Бежали и мы, мама тащила брата за руку, я за ними. Было такое ощущение, что вот-вот пуля вопьётся мне куда-нибудь. Самолет летел низко, видны были лица фашистов. С нами ехала ещё пожилая женщина тетя Женя, так она стала забрасывать себя снегом для маскировки. Кусты были невысокие и до половины в снегу, так что укрыться было негде. В общем, натерпелись страху, но, слава богу, остались живы. Были, конечно, пострадавшие, в первую очередь, кто-то из паровозной бригады. С горем пополам добрались до Вишеры, жилья не было. Мама ходила по начальству, хлопотала. Потом дали нам комнату на Железнодорожном домострое в доме №10, на втором этаже.
В эти военные годы нас часто отвлекали от учебы на разные работы для помощи фронту: чистили от снега железнодорожные пути в снежные зимы, осенью собирали на болоте клюкву для военного госпиталя. Хорошо помню, что были мы в деревне Дора, жили там неделями, собирая клюкву. Обуви нормальной, чтобы ходить на болото, ни у кого не было, приходили все мокрые, за ночь подсушивали у хозяйкиной печки и снова шли на болото. Потом у меня болели ноги, было что-то вроде ревматизма.

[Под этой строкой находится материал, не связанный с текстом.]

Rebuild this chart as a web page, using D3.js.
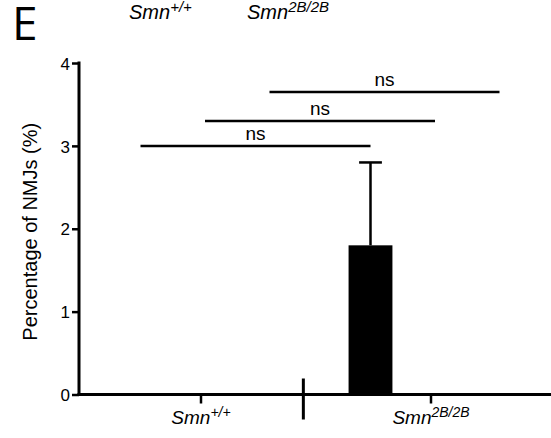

Готовили на фронт посылки, посылали бойцам носки, кисеты, связанные и вышитые своими руками. Учила нас рукоделию наша школьная библиотекарша – Лаврентьева Лидия Федоровна (в девичестве Котова). Мой кисет достался сержанту Злобину, который потом прислал мне открытку с Волховского фронта, обещал обязательно по возможности, побывать в Вишере и поблагодарить нас лично за посылку, но потом больше вестей не было, возможно, он погиб.
Ко дню Победы мне шел уже четырнадцатый год. Трудно описать, как радовались все, узнав об окончании войны, люди пели и плясали прямо на улицах, играли гармонисты.
Я до сих пор удивляюсь тому, как нам детям удалось пережить эту страшную войну, ведь нам столько пришлось пережить, наравне со взрослыми. Не дай бог нашим детям, внукам и правнукам испытать то, что выпало на нашу долю».